Tous les goûts sont dans la mode ?
Retour en 2021, les mannequins « plus size » (ndlr : au-dessus de la taille 40) se font une (petite) place auprès des marques. Fleurant bon le coup marketing, les enseignes mettent en scène une ou deux modèles dites « rondes » pour surfer sur le fameux bodypositivisme.

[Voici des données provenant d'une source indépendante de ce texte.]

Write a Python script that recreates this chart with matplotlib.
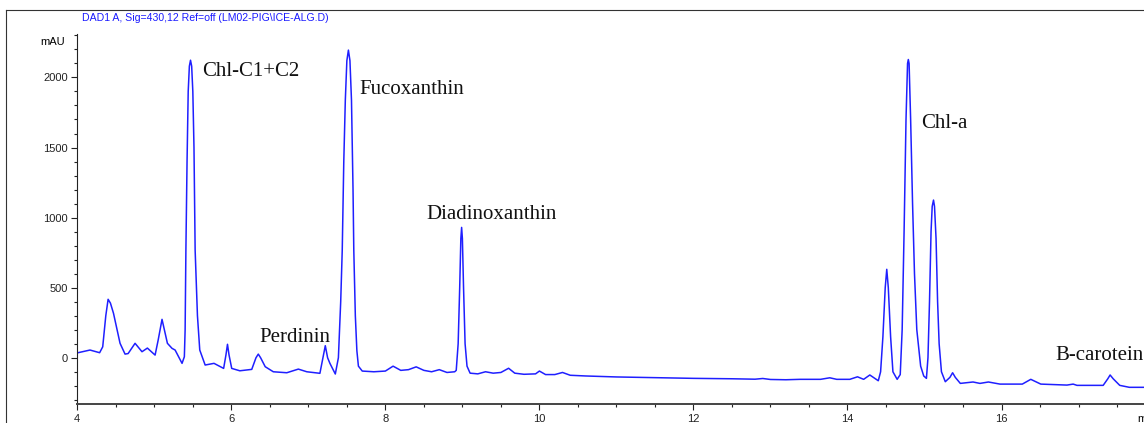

Souvent digitales, ces campagnes affichent des top modèles qui, à l'instar d'une Ashley Graham, affichent maximum une taille 46, et surtout un corps ferme aux courbes vertigineuses très loin de correspondre à la réalité de ses comparses.
Si une plus grande pluralité corporelle a désormais droit de cité (vergetures, non-épilés, plus de cinquante ans...), il n'en demeure pas moins qu'il reste toujours une minorité sous-représentée au milieu des corps standardisés. Et quid des hommes pour l'instant exclus de ce mouvement ?
Alors bien sûr, il faut se réjouir que la mode s'ouvre à d'autres tailles, mais qu'en est-il dans les rayons des magasins ? Certaines marques ont pris le parti de créer une ligne dédiée aux « grandes tailles », d'autres d'étendre leur gamme du 32 au... 44. Une avancée certes, mais très timorée, surtout lorsqu'on sait que la femme française fait en moyenne une taille 40/42, selon la Fédération française du prêt-à-porter féminin.